KPK sudah mengumumkan penyelidikan dugaan korupsi dalam pengadaan barang dan jasa terkait penyelenggaraan ibadah haji 2012-2013 namun belum ada tersangka dalam kasus tersebut.

"Lidik (penyelidikan) haji kan sudah berjalan, bisa saja siapa-siapa yang dapat memberikan keterangan dan bisa membuat jelas (kasus) itu dipanggil," tambah Bambang.

Hari ini KPK meminta keterangan Direktur Jenderal Haji dan Umroh Kementerian Agama Anggito Abimayu untuk menyelidi kasus tersebut.

KPK juga sudah pernah meminta keterangan anggota DPR dalam penyelidikan tersebut yaitu mantan Wakil Ketua Komisi VIII DPR dari Fraksi Partai Keadilan Sejahtera Jazuli Juwaini dan anggota Komisi VIII DPR dari Fraksi Partai Persatuan Pembangunan Hasrul Azwar.

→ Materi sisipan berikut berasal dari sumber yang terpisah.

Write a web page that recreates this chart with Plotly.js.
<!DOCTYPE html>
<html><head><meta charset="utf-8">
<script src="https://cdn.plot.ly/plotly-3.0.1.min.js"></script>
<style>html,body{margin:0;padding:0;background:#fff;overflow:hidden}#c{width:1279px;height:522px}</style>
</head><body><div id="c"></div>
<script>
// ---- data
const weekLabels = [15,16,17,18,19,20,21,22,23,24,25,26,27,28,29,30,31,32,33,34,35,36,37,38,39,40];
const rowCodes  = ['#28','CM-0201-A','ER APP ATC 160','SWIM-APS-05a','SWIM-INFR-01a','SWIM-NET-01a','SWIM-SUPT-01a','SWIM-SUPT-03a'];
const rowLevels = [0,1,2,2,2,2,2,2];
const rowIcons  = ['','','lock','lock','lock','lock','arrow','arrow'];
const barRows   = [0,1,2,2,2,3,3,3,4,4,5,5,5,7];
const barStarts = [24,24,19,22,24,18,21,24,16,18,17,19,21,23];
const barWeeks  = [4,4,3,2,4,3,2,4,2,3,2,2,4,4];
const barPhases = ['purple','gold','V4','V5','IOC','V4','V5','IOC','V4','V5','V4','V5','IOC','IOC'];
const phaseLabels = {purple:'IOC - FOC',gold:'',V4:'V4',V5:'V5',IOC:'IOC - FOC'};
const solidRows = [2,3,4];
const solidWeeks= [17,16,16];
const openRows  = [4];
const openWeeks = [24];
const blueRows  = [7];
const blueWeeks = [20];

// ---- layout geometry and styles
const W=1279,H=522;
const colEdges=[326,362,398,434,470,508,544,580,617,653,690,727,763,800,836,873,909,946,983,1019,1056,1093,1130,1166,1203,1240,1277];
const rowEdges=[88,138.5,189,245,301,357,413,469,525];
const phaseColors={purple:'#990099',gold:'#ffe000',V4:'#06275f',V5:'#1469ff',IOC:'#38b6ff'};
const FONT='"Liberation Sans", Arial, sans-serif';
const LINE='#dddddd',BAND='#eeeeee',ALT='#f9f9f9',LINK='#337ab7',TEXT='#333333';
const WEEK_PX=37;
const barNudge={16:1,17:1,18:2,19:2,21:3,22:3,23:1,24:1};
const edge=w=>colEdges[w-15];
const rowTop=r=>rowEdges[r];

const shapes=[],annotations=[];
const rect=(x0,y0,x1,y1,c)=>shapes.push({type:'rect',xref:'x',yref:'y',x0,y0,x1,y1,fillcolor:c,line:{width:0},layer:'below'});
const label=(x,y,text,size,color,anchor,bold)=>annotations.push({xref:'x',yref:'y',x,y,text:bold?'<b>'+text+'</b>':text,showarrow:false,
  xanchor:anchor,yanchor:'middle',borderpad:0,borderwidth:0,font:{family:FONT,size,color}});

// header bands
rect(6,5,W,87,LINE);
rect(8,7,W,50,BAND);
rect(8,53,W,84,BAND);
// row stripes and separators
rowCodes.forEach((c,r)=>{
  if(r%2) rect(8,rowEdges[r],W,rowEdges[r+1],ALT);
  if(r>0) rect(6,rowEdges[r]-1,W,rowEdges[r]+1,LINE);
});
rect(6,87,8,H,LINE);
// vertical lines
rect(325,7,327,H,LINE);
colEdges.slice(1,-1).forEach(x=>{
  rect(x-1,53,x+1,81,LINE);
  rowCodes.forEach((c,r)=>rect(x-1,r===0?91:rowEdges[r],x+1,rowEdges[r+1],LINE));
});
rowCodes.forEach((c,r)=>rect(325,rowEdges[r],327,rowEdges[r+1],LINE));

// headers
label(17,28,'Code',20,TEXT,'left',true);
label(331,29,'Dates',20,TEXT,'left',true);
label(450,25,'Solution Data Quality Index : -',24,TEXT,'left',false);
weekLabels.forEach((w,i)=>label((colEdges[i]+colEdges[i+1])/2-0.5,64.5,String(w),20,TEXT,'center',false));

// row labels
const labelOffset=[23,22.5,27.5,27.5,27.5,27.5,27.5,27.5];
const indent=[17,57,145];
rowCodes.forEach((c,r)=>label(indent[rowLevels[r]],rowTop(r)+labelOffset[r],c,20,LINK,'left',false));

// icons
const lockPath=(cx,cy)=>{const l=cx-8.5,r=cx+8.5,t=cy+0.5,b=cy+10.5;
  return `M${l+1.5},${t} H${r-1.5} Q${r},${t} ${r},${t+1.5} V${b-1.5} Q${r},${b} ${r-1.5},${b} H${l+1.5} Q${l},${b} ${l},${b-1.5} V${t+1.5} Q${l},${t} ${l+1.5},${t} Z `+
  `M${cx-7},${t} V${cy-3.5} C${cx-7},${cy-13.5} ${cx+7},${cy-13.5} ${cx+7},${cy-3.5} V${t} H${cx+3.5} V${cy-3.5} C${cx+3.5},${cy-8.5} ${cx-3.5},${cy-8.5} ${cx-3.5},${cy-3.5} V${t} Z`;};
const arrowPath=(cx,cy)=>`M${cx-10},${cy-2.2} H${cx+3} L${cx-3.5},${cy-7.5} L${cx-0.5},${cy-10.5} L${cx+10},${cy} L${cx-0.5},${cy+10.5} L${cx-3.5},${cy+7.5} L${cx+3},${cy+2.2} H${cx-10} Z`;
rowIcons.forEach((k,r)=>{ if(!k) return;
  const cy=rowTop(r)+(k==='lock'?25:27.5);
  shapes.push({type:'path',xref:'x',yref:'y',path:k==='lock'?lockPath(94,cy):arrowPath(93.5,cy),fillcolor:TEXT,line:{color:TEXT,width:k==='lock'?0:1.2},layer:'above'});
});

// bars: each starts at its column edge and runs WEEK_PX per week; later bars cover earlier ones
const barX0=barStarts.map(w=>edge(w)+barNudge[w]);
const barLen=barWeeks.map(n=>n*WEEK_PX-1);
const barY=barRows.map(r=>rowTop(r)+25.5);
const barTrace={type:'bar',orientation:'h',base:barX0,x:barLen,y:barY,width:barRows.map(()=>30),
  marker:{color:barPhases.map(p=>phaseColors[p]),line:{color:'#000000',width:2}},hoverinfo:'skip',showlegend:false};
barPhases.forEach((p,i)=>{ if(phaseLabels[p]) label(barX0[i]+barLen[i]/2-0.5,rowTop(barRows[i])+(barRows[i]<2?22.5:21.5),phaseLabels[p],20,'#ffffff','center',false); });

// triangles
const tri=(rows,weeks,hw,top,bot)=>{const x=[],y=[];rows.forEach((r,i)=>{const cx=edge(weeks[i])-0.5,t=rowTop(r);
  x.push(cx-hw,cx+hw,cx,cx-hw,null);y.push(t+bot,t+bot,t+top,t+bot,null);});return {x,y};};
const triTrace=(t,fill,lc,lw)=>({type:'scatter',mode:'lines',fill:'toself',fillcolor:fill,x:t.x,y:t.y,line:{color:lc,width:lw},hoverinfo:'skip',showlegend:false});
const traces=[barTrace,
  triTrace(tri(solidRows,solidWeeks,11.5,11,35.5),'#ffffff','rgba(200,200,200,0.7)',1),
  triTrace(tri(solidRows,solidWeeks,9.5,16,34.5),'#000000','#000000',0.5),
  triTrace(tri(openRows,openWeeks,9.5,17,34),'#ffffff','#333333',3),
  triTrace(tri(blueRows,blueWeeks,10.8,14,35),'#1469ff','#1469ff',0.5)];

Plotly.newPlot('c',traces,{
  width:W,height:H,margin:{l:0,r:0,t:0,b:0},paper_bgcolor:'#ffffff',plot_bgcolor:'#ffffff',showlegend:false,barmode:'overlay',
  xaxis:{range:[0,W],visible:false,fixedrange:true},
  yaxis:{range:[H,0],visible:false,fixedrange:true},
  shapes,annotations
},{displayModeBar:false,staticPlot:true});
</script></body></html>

Pusat Pelaporan Analisis dan Transaksi Keuangan (PPATK) sudah sejak awal 2013 menyerahkan laporan hasil analisis tentang penyelenggaraan ibadah haji.

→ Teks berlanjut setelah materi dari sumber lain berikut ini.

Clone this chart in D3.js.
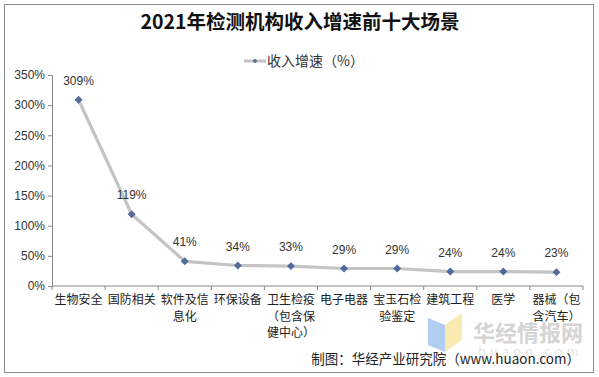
<!DOCTYPE html>
<html>
<head>
<meta charset="utf-8">
<script src="https://cdn.jsdelivr.net/npm/d3@7"></script>
<style>
  body { margin: 0; background: #fff; }
  svg text { font-family: "Noto Sans CJK SC", "Liberation Sans", sans-serif; }
</style>
</head>
<body>
<div id="chart"></div>
<script>
// data
const categories = ["生物安全", "国防相关", "软件及信息化", "环保设备", "卫生检疫（包含保健中心）",
  "电子电器", "宝玉石检验鉴定", "建筑工程", "医学", "器械（包含汽车）"];
const growth = [309, 119, 41, 34, 33, 29, 29, 24, 24, 23];
const yTicks = [0, 50, 100, 150, 200, 250, 300, 350];
const seriesName = "收入增速（%）";

const W = 599, H = 377;
const margin = {top: 75, right: 16, bottom: 91, left: 52};

const svg = d3.select("#chart").append("svg")
  .attr("width", W).attr("height", H);

// outer frame
svg.append("rect")
  .attr("x", 4.5).attr("y", 4.5)
  .attr("width", 589).attr("height", 368)
  .attr("fill", "#fff").attr("stroke", "#8c8c8c");

// title
svg.append("text")
  .attr("x", 300).attr("y", 29)
  .attr("text-anchor", "middle")
  .style("font-size", "19.5px").style("font-weight", "bold")
  .attr("fill", "#111")
  .text("2021年检测机构收入增速前十大场景");

// legend
const lg = svg.append("g").attr("transform", "translate(244,61)");
lg.append("line").attr("x1", 0).attr("x2", 22).attr("y1", 0).attr("y2", 0)
  .attr("stroke", "#c4c4c4").attr("stroke-width", 3);
lg.append("path").attr("d", d3.symbol(d3.symbolDiamond2, 14)())
  .attr("transform", "translate(11,0)").attr("fill", "#4f6a9b");
lg.append("text").attr("x", 23).attr("y", 5)
  .style("font-size", "14px").attr("fill", "#333")
  .text(seriesName);

const x = d3.scaleBand()
  .domain(categories)
  .range([margin.left, 583]);

const y = d3.scaleLinear()
  .domain([0, 350])
  .range([286, 75]);

// y axis
const yAxis = svg.append("g")
  .attr("transform", `translate(${margin.left},0)`)
  .call(d3.axisLeft(y).tickValues(yTicks).tickSize(4).tickFormat(d => d + "%"));
yAxis.select(".domain").attr("stroke", "#888");
yAxis.selectAll(".tick line").attr("stroke", "#888");
yAxis.selectAll("text").attr("fill", "#333").attr("x", -7)
  .style("font-size", "12px").style("font-family", "Liberation Sans, Arial, sans-serif");

// x axis, ticks on band edges
const xAxis = svg.append("g").attr("transform", "translate(0,286)");
xAxis.append("line").attr("x1", margin.left).attr("x2", 583)
  .attr("stroke", "#888");
xAxis.selectAll(".edge").data(d3.range(categories.length + 1)).enter()
  .append("line")
  .attr("x1", i => margin.left + i * x.step()).attr("x2", i => margin.left + i * x.step())
  .attr("y1", 0).attr("y2", 4).attr("stroke", "#888");

// category labels, 4 chars per line
categories.forEach(c => {
  const lines = [];
  for (let i = 0; i < c.length; i += 4) lines.push(c.slice(i, i + 4));
  const t = svg.append("text")
    .attr("text-anchor", "middle")
    .style("font-size", "12px").attr("fill", "#222");
  lines.forEach((l, i) => {
    t.append("tspan")
      .attr("x", x(c) + x.bandwidth() / 2)
      .attr("y", 304 + i * 16.5)
      .text(l);
  });
});

// line
const line = d3.line()
  .x((d, i) => x(categories[i]) + x.bandwidth() / 2)
  .y(d => y(d));
svg.append("path").datum(growth)
  .attr("d", line).attr("fill", "none")
  .attr("stroke", "#c4c4c4").attr("stroke-width", 3.2)
  .attr("stroke-linejoin", "round");

// markers
svg.selectAll(".pt").data(growth).enter()
  .append("path")
  .attr("d", d3.symbol(d3.symbolDiamond2, 40)())
  .attr("transform", (d, i) => `translate(${x(categories[i]) + x.bandwidth() / 2},${y(d)})`)
  .attr("fill", "#4f6a9b");

// value labels
svg.selectAll(".lbl").data(growth).enter()
  .append("text")
  .attr("x", (d, i) => x(categories[i]) + x.bandwidth() / 2)
  .attr("y", d => y(d) - 15)
  .attr("text-anchor", "middle")
  .style("font-size", "12px").style("font-family", "Liberation Sans, Arial, sans-serif")
  .attr("fill", "#333")
  .text(d => d + "%");

// watermark
const wm = svg.append("g");
wm.append("path").attr("d", "M428,318 L445,325 L445,352 L428,345 Z").attr("fill", "#a9c8f0").attr("opacity", 0.9);
wm.append("path").attr("d", "M445,325 L462,313 L462,340 L445,352 Z").attr("fill", "#f8e8a8").attr("opacity", 0.9);
wm.append("text").attr("x", 473).attr("y", 341)
  .style("font-size", "22px").style("font-weight", "bold")
  .attr("fill", "#d4d4d4").text("华经情报网");
wm.append("text").attr("x", 478).attr("y", 356)
  .style("font-size", "13px").style("letter-spacing", "4px")
  .attr("fill", "#e8e8e8").text("huaon.com");

// source
svg.append("text")
  .attr("x", 580).attr("y", 364)
  .attr("text-anchor", "end")
  .style("font-size", "13.5px").attr("fill", "#222")
  .text("制图：华经产业研究院（www.huaon.com）");
</script>
</body>
</html>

PPATK mengindikasikan terjadi penyimpangan dalam pengelolaan dana dana BPIH Kementerian Agama sebesar Rp80 triliun dengan bunga sekitar Rp2,3 triliun sepanjang 2004-2012.

KPK juga telah mengirimkan tim ke Madinah dan Mekah untuk melakukan pengecekan langsung untuk katering dan akomodasi dalam ibadah haji.

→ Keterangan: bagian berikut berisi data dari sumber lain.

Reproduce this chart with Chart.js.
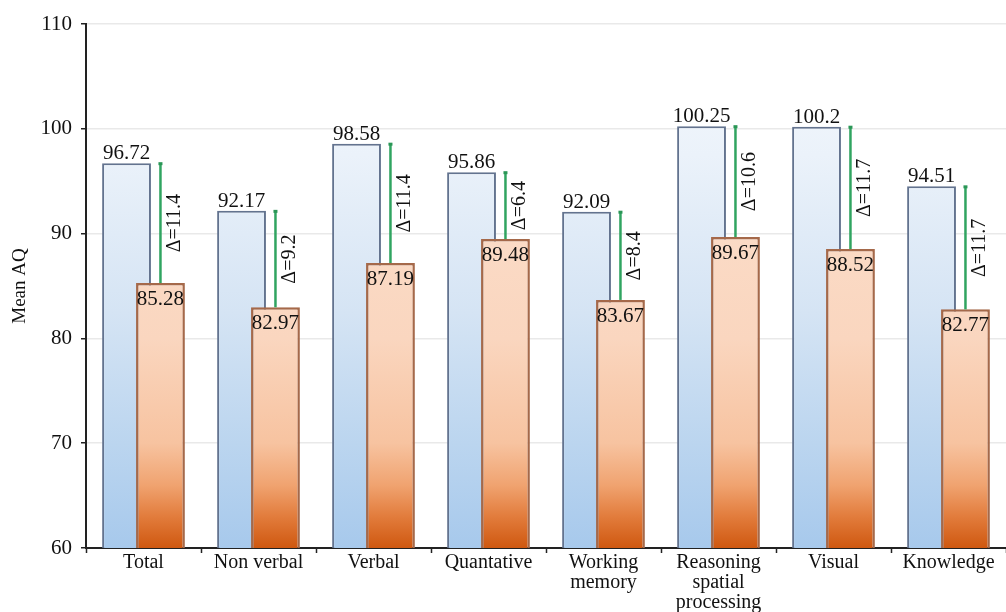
<!DOCTYPE html>
<html>
<head>
<meta charset="utf-8">
<script src="https://cdn.jsdelivr.net/npm/chart.js@4/dist/chart.umd.min.js"></script>
<style>
  html, body { margin: 0; padding: 0; background: #ffffff; }
  #wrap { width: 1006px; height: 612px; }
</style>
</head>
<body>
<div id="wrap"><canvas id="chart" width="1006" height="612"></canvas></div>
<script>
// Category labels (multi-line where wrapped)
const categories = [
  "Total", "Non verbal", "Verbal", "Quantative",
  ["Working", "memory"], ["Reasoning", "spatial", "processing"],
  "Visual", "Knowledge"
];
// Mean AQ, first group (blue bars)
const groupA = [96.72, 92.17, 98.58, 95.86, 92.09, 100.25, 100.2, 94.51];
// Mean AQ, second group (orange bars)
const groupB = [85.28, 82.97, 87.19, 89.48, 83.67, 89.67, 88.52, 82.77];
// Value axis ticks
const yTicks = [60, 70, 80, 90, 100, 110];

const SERIF = "'Liberation Serif', 'Times New Roman', serif";

function blueFill(ctx) {
  const area = ctx.chart.chartArea;
  if (!area) return '#cfe0f3';
  const g = ctx.chart.ctx.createLinearGradient(0, area.top, 0, area.bottom);
  g.addColorStop(0.00, '#f6f9fd');
  g.addColorStop(0.25, '#ebf2fa');
  g.addColorStop(0.55, '#d5e4f4');
  g.addColorStop(0.80, '#bbd5ef');
  g.addColorStop(1.00, '#a7c9ec');
  return g;
}

function orangeFill(ctx) {
  const area = ctx.chart.chartArea;
  if (!area) return '#f6c8a8';
  const g = ctx.chart.ctx.createLinearGradient(0, area.top, 0, area.bottom);
  g.addColorStop(0.00, '#fde4d3');
  g.addColorStop(0.60, '#fad6bf');
  g.addColorStop(0.80, '#f7c3a0');
  g.addColorStop(0.88, '#f0a370');
  g.addColorStop(0.94, '#e27c3c');
  g.addColorStop(1.00, '#cf5810');
  return g;
}

// Orange bars sit above the blue ones; value labels, difference lines and their labels on top
const annotate = {
  id: 'annotate',
  beforeDatasetDraw(chart, args) {
    if (args.index === 1) return false;
  },
  afterDatasetsDraw(chart) {
    const ctx = chart.ctx;
    const area = chart.chartArea;
    const metaA = chart.getDatasetMeta(0);
    const metaB = chart.getDatasetMeta(1);

    ctx.save();
    ctx.beginPath();
    ctx.rect(area.left, area.top - 2, area.right - area.left, area.bottom - area.top + 2);
    ctx.clip();
    metaB.controller.draw();
    ctx.restore();

    ctx.save();
    ctx.fillStyle = '#111111';
    ctx.textAlign = 'center';
    ctx.textBaseline = 'alphabetic';
    ctx.font = '21px ' + SERIF;
    for (let i = 0; i < groupA.length; i++) {
      const a = metaA.data[i], b = metaB.data[i];
      ctx.fillText(String(groupA[i]), a.x, a.y - 4);
      ctx.fillText(String(groupB[i]), b.x, b.y + 22);
    }

    for (let i = 0; i < groupA.length; i++) {
      const a = metaA.data[i], b = metaB.data[i];
      const x = b.x;
      const y0 = a.y, y1 = b.y;
      ctx.strokeStyle = '#30a460';
      ctx.lineWidth = 2.5;
      ctx.beginPath();
      ctx.moveTo(x, y0);
      ctx.lineTo(x, y1);
      ctx.stroke();
      ctx.fillStyle = '#2a9656';
      ctx.fillRect(x - 2, y0 - 1, 4, 3);

      const delta = (groupA[i] - groupB[i]).toFixed(1);
      ctx.save();
      ctx.translate(x + 14, (y0 + y1) / 2);
      ctx.rotate(-Math.PI / 2);
      ctx.fillStyle = '#111111';
      ctx.font = '20px ' + SERIF;
      ctx.textAlign = 'center';
      ctx.textBaseline = 'middle';
      ctx.fillText('\u0394=' + delta, 0, 0);
      ctx.restore();
    }
    ctx.restore();
  }
};

new Chart(document.getElementById('chart'), {
  type: 'bar',
  data: {
    labels: categories,
    datasets: [
      {
        data: groupA,
        backgroundColor: blueFill,
        borderColor: '#63738f',
        borderWidth: 2,
        categoryPercentage: 0.59,
        barPercentage: 1.44
      },
      {
        data: groupB,
        backgroundColor: orangeFill,
        borderColor: '#a5694a',
        borderWidth: 2.5,
        categoryPercentage: 0.59,
        barPercentage: 1.44
      }
    ]
  },
  options: {
    responsive: false,
    animation: false,
    devicePixelRatio: 1,
    layout: { padding: { top: 24, right: 0, bottom: 0, left: 0 } },
    plugins: { legend: { display: false }, tooltip: { enabled: false } },
    scales: {
      x: {
        offset: true,
        grid: { offset: true, drawOnChartArea: false, tickLength: 5, tickColor: '#222222', tickWidth: 1.5 },
        border: { color: '#222222', width: 2 },
        ticks: {
          color: '#111111',
          font: { family: SERIF, size: 20, lineHeight: 1.0 },
          padding: 0,
          maxRotation: 0,
          autoSkip: false
        },
        afterFit(scale) { scale.height = 64; }
      },
      y: {
        min: 60,
        max: 110,
        afterBuildTicks(scale) { scale.ticks = yTicks.map(v => ({ value: v })); },
        grid: { color: '#e9e9e9', lineWidth: 1.5, tickLength: 5, tickColor: '#222222' },
        border: { color: '#222222', width: 2 },
        ticks: { color: '#111111', font: { family: SERIF, size: 21 }, padding: 9 },
        title: {
          display: true,
          text: 'Mean AQ',
          color: '#111111',
          font: { family: SERIF, size: 19 },
          padding: { top: 9, bottom: 0 }
        },
        afterFit(scale) { scale.width = 86; }
      }
    }
  },
  plugins: [annotate]
});
</script>
</body>
</html>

PPATK menjelaskan bahwa dana Rp80 triliun dalam penyelenggaraan ibadah haji ditempatkan pada bank tanpa ada standarisasi penempatan yang jelas.

Terdapat ketidakjelasan standarisasi penempatan dana haji, ditambah pembelian valuta asing untuk catering maupun akomodasi yang dinilai oleh PPATK belum jelas dan penggunakan dana untuk operasional kantor yang seharusnya masuk dalam pos APBN tapi dimasukkan ke dalam BPIH.